Tasks and persistent collectives
The INTERTWinE project has been instrumental in creating the MPI Forum proposal for persistent collective operations. Read more about this work below.
In task-based runtimes, computational work is modelled as discrete tasks and data is modelled as dependencies between tasks. In shared-memory, tasks are implicitly supplied with all the data locally available to their execution context and location, in addition to the explicit task dependencies. For example, tasks can access global variables held in the context of the process in which they are executed. This fact simplifies the scheduling of tasks within shared-memory nodes, because no data needs to be moved from the location of one task to the location of another.
Extending task-based runtimes from being limited to one shared-memory node, so that they can take advantage of multiple nodes, can be done in two ways. One way is to build a distributed-memory task scheduler that automatically moves data between nodes, according to the task's dependencies, while taking account of a deep understanding of the costs and benefits of each possible scheduling choice. Moving data takes time and hardware resources; to include a data-movement cost function in every task scheduling decision would be complex and time-consuming, adding to the overhead of the task-based runtime. Another way is to permit shared-memory-only tasks to communicate with remote tasks on other nodes, exactly the way traditional MPI processes communicate with each other.
This second method, allowing tasks to communicate, has profound implications on both programming models. Task-based runtimes implicitly assume that their tasks are, in some sense, “pure functions” - with few or no side-effects and free from behaviours like blocking local execution waiting for a remote action or state-change. However, MPI communication can, and often will, block local execution in many cases - in fact, all “non-local” operations depend on a remote state or a remote action. On the other hand, MPI implicitly assumes a fixed number of communication endpoints with fixed locations in the network fabric. However, tasks can be created and destroyed throughout the lifetime of the program.
The first of these conflicts, between task-based and MPI-based programming, requires that all MPI communication from within tasks must be non-blocking, including initialising, starting and completing each operation.
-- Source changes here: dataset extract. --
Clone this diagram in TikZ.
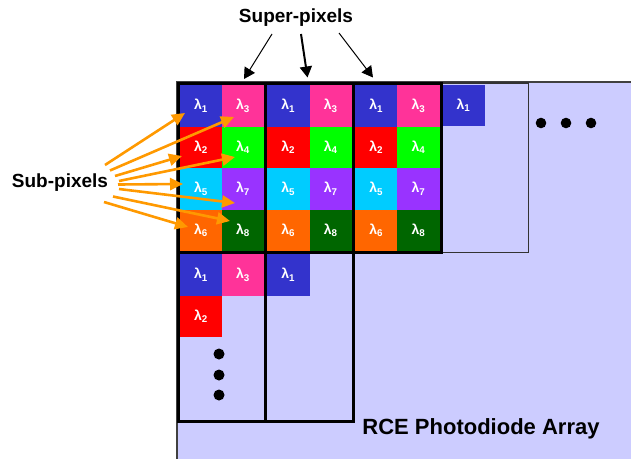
\documentclass[tikz,border=0pt]{standalone}
\usepackage{fontspec}
\setmainfont{Liberation Sans}
\usetikzlibrary{arrows.meta}
\definecolor{lav}{HTML}{CCCCFF}
\definecolor{cb}{HTML}{3333CC}
\definecolor{cp}{HTML}{FF3399}
\definecolor{cr}{HTML}{FF0000}
\definecolor{cg}{HTML}{00FF00}
\definecolor{cc}{HTML}{00CCFF}
\definecolor{cv}{HTML}{9933FF}
\definecolor{co}{HTML}{FF6600}
\definecolor{cd}{HTML}{006600}
\definecolor{oarr}{HTML}{FF9900}
\begin{document}
\begin{tikzpicture}[x=1pt,y=-1pt,
  pix/.style={anchor=north west, inner sep=0pt, outer sep=0pt, text=white,
    font=\fontsize{14}{14}\selectfont\bfseries},
  lbl/.style={inner sep=0pt, font=\fontsize{19}{19}\selectfont\bfseries},
  spb/.style={line width=3pt, black},
  blk/.style={-{Triangle[length=11pt,width=12pt]}, black},
  orng/.style={-{Triangle[length=13pt,width=12pt]}, line width=2.6pt, oarr}]
\useasboundingbox (0,0) rectangle (631,458);
\begin{scope}
  \clip (0,0) rectangle (631,458);
  \fill[lav] (177,82) rectangle (640,470);
  \draw[line width=1.3pt, black!75] (177,470) -- (177,82) -- (640,82);
\end{scope}
% top row super-pixels
\foreach \sp/\x/\w in {1/180/42, 2/267/42.5, 3/355/42.25}{
  \foreach \r/\y/\ca/\la/\cb/\lb in {1/85/cb/1/cp/3, 2/126.5/cr/2/cg/4, 3/168/cc/5/cv/7, 4/209.5/co/6/cd/8}{
    \node[pix, fill=\ca, minimum width=\w pt, minimum height=41.6pt] (p\sp r\r a) at (\x,\y) {λ\textsubscript{\la}};
    \node[pix, fill=\cb, minimum width=\w pt, minimum height=41.6pt] (p\sp r\r b) at (\x+\w,\y) {λ\textsubscript{\lb}};
  }
}
% fourth super-pixel
\node[pix, fill=cb, minimum width=42pt, minimum height=41pt] (p4a) at (442.5,85) {λ\textsubscript{1}};
\draw[line width=1.8pt, black!80] (441,83) rectangle (528.5,252.5);
% bottom row super-pixels
\node[pix, fill=cb, minimum width=42pt, minimum height=41.5pt] (p5a) at (180,254) {λ\textsubscript{1}};
\node[pix, fill=cp, minimum width=42pt, minimum height=41.5pt] (p5b) at (222,254) {λ\textsubscript{3}};
\node[pix, fill=cr, minimum width=42pt, minimum height=41.5pt] (p5c) at (180,295.5) {λ\textsubscript{2}};
\node[pix, fill=cb, minimum width=42.5pt, minimum height=41.5pt] (p6a) at (267,254) {λ\textsubscript{1}};
% borders
\draw[spb] (178.5,83.5) rectangle (441,252.5);
\draw[spb] (265.5,83.5) -- (265.5,252.5);
\draw[spb] (353.5,83.5) -- (353.5,252.5);
\draw[spb] (178.5,252.5) rectangle (353.5,421);
\draw[spb] (265.5,252.5) -- (265.5,421);
% dots
\fill (219,354) circle (5.5) (219,375) circle (5.5) (219,395) circle (5.5);
\fill (541,123) circle (5.3) (566,123) circle (5.3) (591,123) circle (5.3);
% labels
\node[lbl] (sup) at (296,18) {Super-pixels};
\node[lbl] (sub) at (60,183) {Sub-pixels};
\node[lbl, font=\fontsize{22}{22}\selectfont\bfseries] (rce) at (481,429) {RCE Photodiode Array};
% super-pixel arrows
\coordinate (sa1) at (272,34); \coordinate (ta1) at (244,79);
\coordinate (sa2) at (301,34); \coordinate (ta2) at (307.5,77.5);
\coordinate (sa3) at (339,33); \coordinate (ta3) at (373,77.5);
\draw[blk, line width=1pt] (sa1) -- (ta1);
\draw[blk, line width=2pt] (sa2) -- (ta2);
\draw[blk, line width=1pt] (sa3) -- (ta3);
% sub-pixel arrows
\coordinate (s1) at (105,165);   \coordinate (t1) at (185,113);
\coordinate (s2) at (110,170.5); \coordinate (t2) at (234,117);
\coordinate (s3) at (115,176);   \coordinate (t3) at (182,156);
\coordinate (s4) at (119,181);   \coordinate (t4) at (235,157);
\coordinate (s5) at (118,184.5); \coordinate (t5) at (183,184);
\coordinate (s6) at (119,189);   \coordinate (t6) at (235,203);
\coordinate (s7) at (113,196.5); \coordinate (t7) at (230,221);
\coordinate (s8) at (104,202);   \coordinate (t8) at (188,227);
\foreach \i in {1,...,8}{\draw[orng] (s\i) -- (t\i);}
\end{tikzpicture}
\end{document}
Without modifying MPI, this prevents the use of MPI_WAIT (and its variants), as well as all single-sided synchronisation options. Fortunately, MPI defines MPI_TEST (and variants) as well as non-blocking and persistent versions of all point-to-point functions and non-blocking versions of all collective functions and most file I/O functions. The MPI Forum is also considering proposals for persistent collective operations, and non-blocking creation functions for communicator and file objects in MPI.
The second of these conflicts requires that the destination “location” for each MPI communication is known at the latest when the MPI function is called inside a task, even if that is before the task-based runtime has scheduled the other task that will participate in the communication. This restricts the usage of MPI communication within tasks to situations where the communication pattern is known in advance. The topology of where the other task will be executed must be given to MPI so that the message can be correctly delivered. This early-binding lends itself to persistent communication in MPI.
Persistent communication in MPI involves initialising an operation once, then starting and completing that operation multiple times, and finally destroying the operation once at the end to tidy up resources. The initialisation step (and the expectation of subsequent repeated re-use) allows MPI to plan ahead and use communication resources more efficiently. When MPI_TEST is used for completion, all of the component steps in persistent communication are non-blocking and so are permissible within tasks.
Supporting persistent communication using MPI within tasks that are scheduled locally by different task-based runtime instances on each node, should be the obvious way to extend task-based programming beyond a single node to encompass multiple nodes, and perhaps entire Exascale machines when they become available. So what are the problems?
The main problem is that MPI only defines persistent versions of point-to-point communication functions, and that definition does not take full advantage of early-binding. Persistent point-to-point operations do not match during initialisation but instead match each time they are started. This makes it much more difficult to plan ahead and improve performance beyond the equivalent non-blocking versions of these functions. The proposal to add persistent collective operations to MPI addresses both of these aspects: it extends the concept of persistence to new types of operation and requires that these operations are matched once during initialisation, not each time they are started.
The INTERTWinE project has been instrumental in creating the MPI Forum proposal for persistent collective operations and carefully designing their semantics to support this, and other similar, use-cases. Work by the INTERTWinE project, in collaboration with the University of Auburn, the University of Alabama at Birmingham, the University of Tennessee at Chattanooga, and Intel Corp, has resulted in a reference implementation of all the new proposed functions in Open MPI. The collaboration is currently working to build proof-of-concept implementations of persistent collective operations that out-perform corresponding nonblocking and blocking collective operations by leveraging work done during the EPiGRAM project by the Technical University of Vienna.
Our work on MPI Sessions has also been presented to the MPI Forum.